Financial Planning and Analysis

Can You Pay Apartment Rent With a Credit Card?

Navigate the complexities of paying apartment rent with a credit card, understanding its financial and strategic impact.

Paying apartment rent with a credit card has become an option for many individuals, offering convenience and potential financial advantages. This approach allows tenants to manage their largest monthly expense digitally. While not every landlord or property management company accepts credit card payments directly, various methods have emerged to facilitate this process.

Methods for Credit Card Rent Payments

Individuals have several ways to pay their apartment rent using a credit card. Some landlords and property management companies offer direct payment portals that accept credit cards. This method usually involves logging into an online system, entering credit card details, and authorizing the payment.

When direct payment is not an option, third-party payment services act as intermediaries. Platforms like Plastiq or RentMoola allow tenants to pay rent with a credit card, even if the landlord does not directly accept them. The tenant pays the service with their credit card, and the service then remits the payment to the landlord via electronic transfer or a physical check.

Another method involves using credit card convenience checks or cash advances. Convenience checks are blank checks linked to a credit card account, allowing the cardholder to write a check to their landlord or themselves. A cash advance involves withdrawing cash from a credit card, which can then be used to pay rent. These methods typically incur immediate fees and higher interest rates.

Fees and Interest Charges

Utilizing a credit card for rent payments involves specific financial costs, primarily fees and potential interest charges. Most commonly, convenience or processing fees are applied by either the landlord or the third-party payment service. These fees often range from 2.5% to 3% of the total rent amount. For instance, a $1,000 rent payment with a 2.9% fee would incur an additional $29 charge. These fees are typically passed on to the tenant to offset the costs incurred by the merchant for processing credit card transactions.

Beyond these transaction fees, credit card interest becomes a significant cost if the balance is not paid in full by the due date. Credit card Annual Percentage Rate (APR) represents the annual cost of borrowing. The average credit card interest rate can vary, with recent averages for accounts incurring interest often ranging from approximately 21% to 25%. When a rent payment is charged to a credit card and the balance is not fully repaid, interest begins to accrue on the outstanding amount.

Interest accrues daily on the unpaid balance, making the total cost of rent much higher if the payment is carried over multiple billing cycles. Unlike regular purchases that often have a grace period, cash advances and convenience checks typically start accruing interest immediately. This distinction is important because the higher APR for cash advances, which can be in the 20% to 30% range, combined with immediate interest accrual, can quickly make these methods very expensive.

Credit Score Implications

Paying rent with a credit card can significantly influence an individual’s credit score, mainly through credit utilization and payment history. Credit utilization represents the amount of available credit currently being used. This ratio is a major factor in credit scoring models, often accounting for a significant portion, such as 30% of a FICO score.
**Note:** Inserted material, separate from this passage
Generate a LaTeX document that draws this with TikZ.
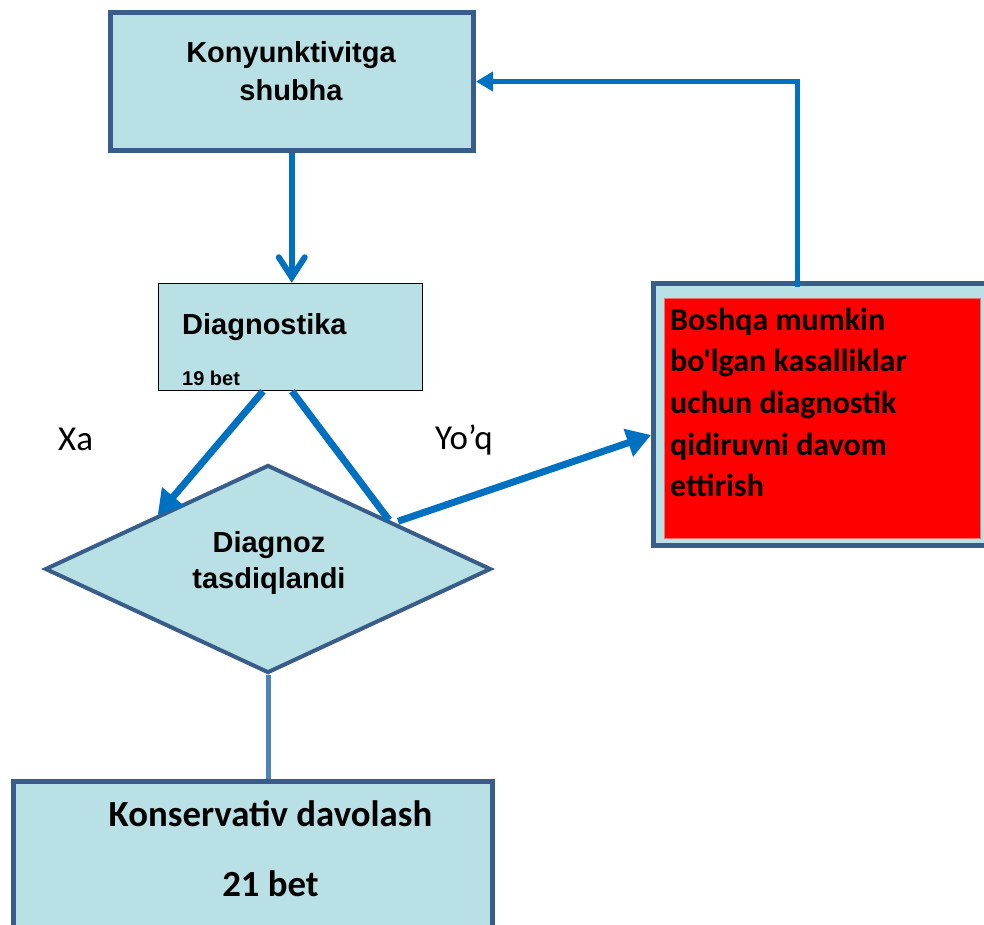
\documentclass[tikz,border=0pt]{standalone}
\usepackage{fontspec}
\setmainfont{Liberation Sans}
\newfontfamily\calib{Carlito}
\usetikzlibrary{arrows.meta,shapes.geometric,calc}
\definecolor{boxfill}{RGB}{185,224,228}
\definecolor{boxline}{RGB}{56,93,138}
\definecolor{arrblue}{RGB}{0,112,192}
\definecolor{linkblue}{RGB}{79,129,189}
\definecolor{redline}{RGB}{240,110,110}
\begin{document}
\begin{tikzpicture}[x=1pt,y=-1pt,
  box/.style={rectangle, draw=boxline, fill=boxfill, line width=5pt, inner sep=0pt},
  atxt/.style={inner sep=0pt, font=\bfseries\fontsize{29}{29}\selectfont},
  ctxt/.style={inner sep=0pt, font=\calib\fontsize{35}{35}\selectfont},
  rtxt/.style={inner sep=0pt, anchor=base west, font=\calib\bfseries\fontsize{32}{32}\selectfont},
  btxt/.style={inner sep=0pt, anchor=base, font=\calib\bfseries\fontsize{36.8}{36.8}\selectfont},
  conn/.style={draw=arrblue, line width=7pt},
  fullhead/.style={-{Triangle[length=24pt,width=28pt]}}
]
\useasboundingbox (0,0) rectangle (984,924);

% boxes
\node[box, minimum width=363.5pt, minimum height=138pt] (top) at (291.75,81.5) {};
\node[rectangle, draw=black, fill=boxfill, line width=1.5pt, inner sep=0pt,
      minimum width=264pt, minimum height=107pt] (diag) at (290.5,337) {};
\node[diamond, draw=boxline, fill=boxfill, line width=4pt, inner sep=0pt,
      minimum width=446pt, minimum height=208pt] (dia) at (268,569) {};
\node[box, minimum width=336.5pt, minimum height=262pt] (red) at (821.75,414.5) {};
\node[rectangle, draw=redline, fill=red, line width=1pt, inner sep=0pt,
      minimum width=316pt, minimum height=240pt] (redin) at (822,418) {};
\node[box, minimum width=479pt, minimum height=160pt] (bot) at (253,861.5) {};

% texts
\node[atxt, anchor=base] (t1) at (291,62) {Konyunktivitga};
\node[atxt, anchor=base] (t2) at (291,100) {shubha};
\node[atxt, anchor=base west] (d1) at (182,334) {Diagnostika};
\node[inner sep=0pt, anchor=base west, font=\bfseries\fontsize{20}{20}\selectfont] (d2) at (182,385) {19 bet};
\node[atxt, anchor=base] (q1) at (269,552) {Diagnoz};
\node[atxt, anchor=base] (q2) at (269,588) {tasdiqlandi};
\node[ctxt, anchor=base west] (xa) at (58,450) {Xa};
\node[ctxt, anchor=base west] (yoq) at (435,449) {Yo’q};
\node[rtxt] (r1) at (670,330) {Boshqa mumkin};
\node[rtxt] (r2) at (670,371.5) {bo'lgan kasalliklar};
\node[rtxt] (r3) at (670,413) {uchun diagnostik};
\node[rtxt] (r4) at (670,455) {qidiruvni davom};
\node[rtxt] (r5) at (670,496.5) {ettirish};
\node[btxt] (b1) at (270.5,826) {Konservativ davolash};
\node[btxt] (b2) at (270.5,896) {21 bet};

% connectors
\draw[conn, line width=6pt, -{Straight Barb[length=20pt,width=26pt,line cap=round]}]
  (top.south) -- (top.south |- diag.north);
\draw[conn, fullhead] ([xshift=-27.5pt]diag.south) -- ($(dia.north)!0.49!(dia.west)$);
\draw[conn] ([xshift=1.5pt]diag.south) -- ($(dia.north)!0.538!(dia.east)$);
\draw[conn, fullhead] ([yshift=3pt]$(dia.north)!0.578!(dia.east)$) -- ([yshift=-20.5pt]red.west);
\draw[conn, line width=5pt, -{Triangle[length=17pt,width=19pt]}]
  ([xshift=-24.75pt,yshift=-6pt]red.north) |- (top.east);
\draw[draw=linkblue, line width=5pt] (dia.south) -- (dia.south |- bot.north);
\end{tikzpicture}
\end{document}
A high credit utilization ratio, particularly above 30% of the total available credit, can negatively impact a credit score because it suggests a higher reliance on borrowed funds. Since rent is a substantial monthly expense, charging it to a credit card can quickly increase this ratio, potentially lowering the credit score if the balance is not paid down promptly.

Payment history is another crucial component, typically making up about 35% of a FICO score. Consistently making on-time rent payments via a credit card can contribute positively to credit history. However, a single missed or late payment on the credit card can have a severe negative impact. Credit card issuers usually report late payments to credit bureaus if they are 30 days or more past due. The longer a payment remains overdue, the greater the damage to the credit score.

Opening new credit lines for rent payments also carries credit score implications. Each new credit application can result in a hard inquiry on a credit report, which can slightly lower a score temporarily. A new account also reduces the average age of accounts, another factor in credit scoring.

Maximizing Credit Card Rewards

Strategic use of credit cards for rent payments can lead to earning various rewards, such as cashback, travel points, or airline miles. These rewards are typically earned as a percentage of spending or a fixed number of points per dollar. The value of these rewards can vary depending on the credit card program and how the points are redeemed.

One scenario for using a credit card for rent is to meet minimum spending requirements for a new card’s sign-up bonus. Many credit cards offer substantial bonuses after a certain amount is spent within an initial period. A large monthly rent payment can contribute to reaching these thresholds, unlocking valuable bonuses.

It is important to ensure that the value of the rewards earned outweighs any associated fees. If a payment service charges a 2.9% fee, a card offering 1% cashback would not cover the cost, resulting in a net loss. However, if a card offers a higher reward rate or a substantial sign-up bonus, the rewards can potentially offset or even exceed the fees.